Blog by Rob Vandeman

Psalm 27 opens with one of the most sublime Old Testament affirmations of the security of God’s people. The Lord is my light, to guide me, my salvation, to deliver me, and the stronghold of my life, in whom I take refuge. Of whom, then, shall I be afraid? It is a defiant, unanswerable question reminiscent of those at the end of Romans 8. When David’s enemies attack him, they will stumble and fall (verse 2). Indeed (verse 3), if a whole army should make war against him, even then he will be confident.

This steadfast assurance of one man against many foes is now more fully explained. It lies in the presence and the protection of God. David cherishes one desire above all others (verse 4), namely to enjoy unbroken communion with God, in order to worship His glory and discern His will.

Suddenly in the psalm, everything is different. The main verbs change from third person to the second and from a statement to a prayer. The mood alters too, as confident affirmation gives place to anxious supplication. So abrupt and complete is the change that some have suggested Psalm 27 to actually be two separate psalms written for separate occasions that have been awkwardly joined together. Yet those who know something of the soul’s moods, of the ebb and flow of faith, and of the alternating rhythms of praise and prayer, will not see the necessity for this double ascription.

David prays, seeking not only God’s ear, but also His face (verses 7,8). He is encouraged to do so because of God’s own invitation. When God says, “Seek my face,” his heart responds: “Your face, Lord, I will seek.” True prayer is never a presumptuous approach to God, but rather a response to His gracious initiative. It is this assurance, which prompts David to add: “Do not hide your face from me” (verse 9). Although he seems to recognize that his sins deserve only God’s displeasure, he is sure that God, who has been his help in the past, will not now cast him off (verse 10).  Even were his own parents to forsake him, he says, “the Lord will receive me” (verse 10), or “adopt me as his child,” as one commentator puts it.
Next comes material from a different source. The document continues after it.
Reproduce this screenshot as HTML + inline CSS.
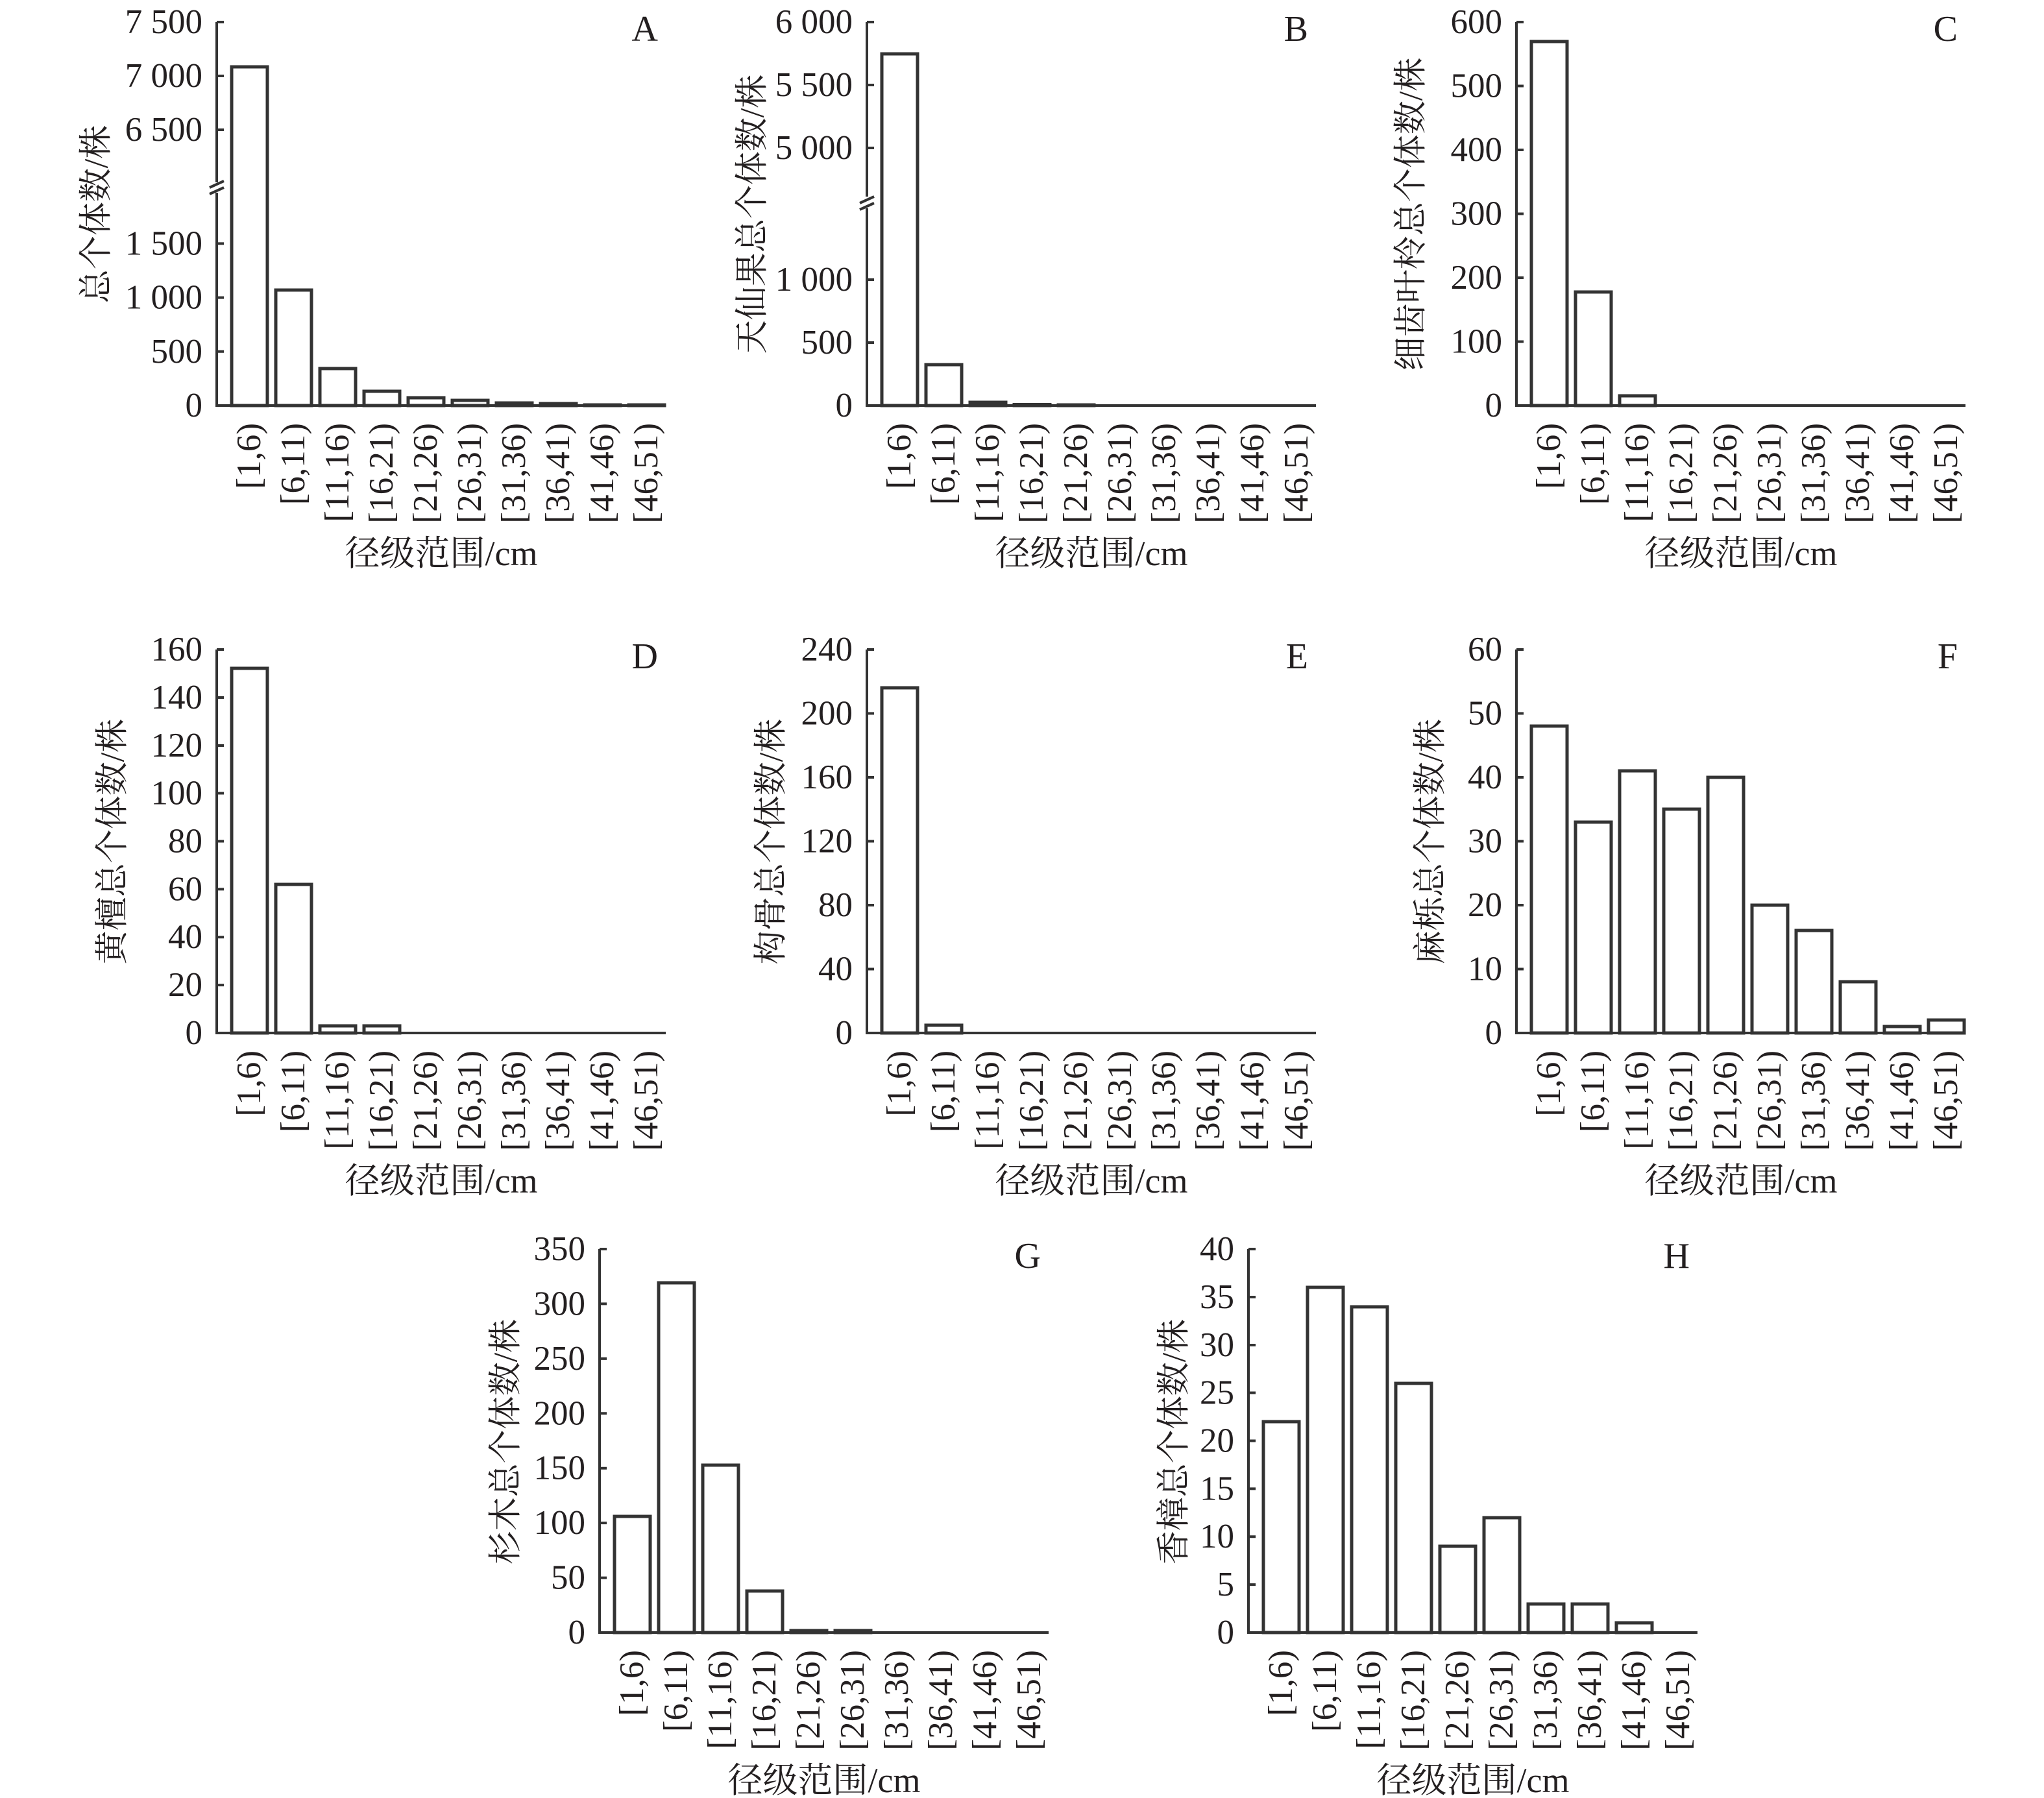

For the likeness of God’s love in the Old Testament to the tender care of a father or mother see Psalm 103:13; Isaiah 49:15; 63:16.

The psalm ends as it began with an expression of serene confidence. David has come through his tunnel of darkness. His faith has been tested, but now it triumphs; “I am still confident of this: I will see the goodness of the Lord in the land of the living (verse 15). He who desired to see with the eye of faith the beauty of the Lord (verse 4) is sure that, before he dies, he will see the same Lord’s goodness displayed in his own circumstances. So certain is he of this that he urges others to “wait for the Lord (verse 14), that is, to trust patiently in Him. It is not enough to urge people to be strong and take heart (verse 14). These would be empty sentiments unless they are both prefaced and followed by the other injunction to wait for the Lord. Courage can be no more than a Stoic virtue. It only is Christian when it is the fruit of a quiet confidence in God.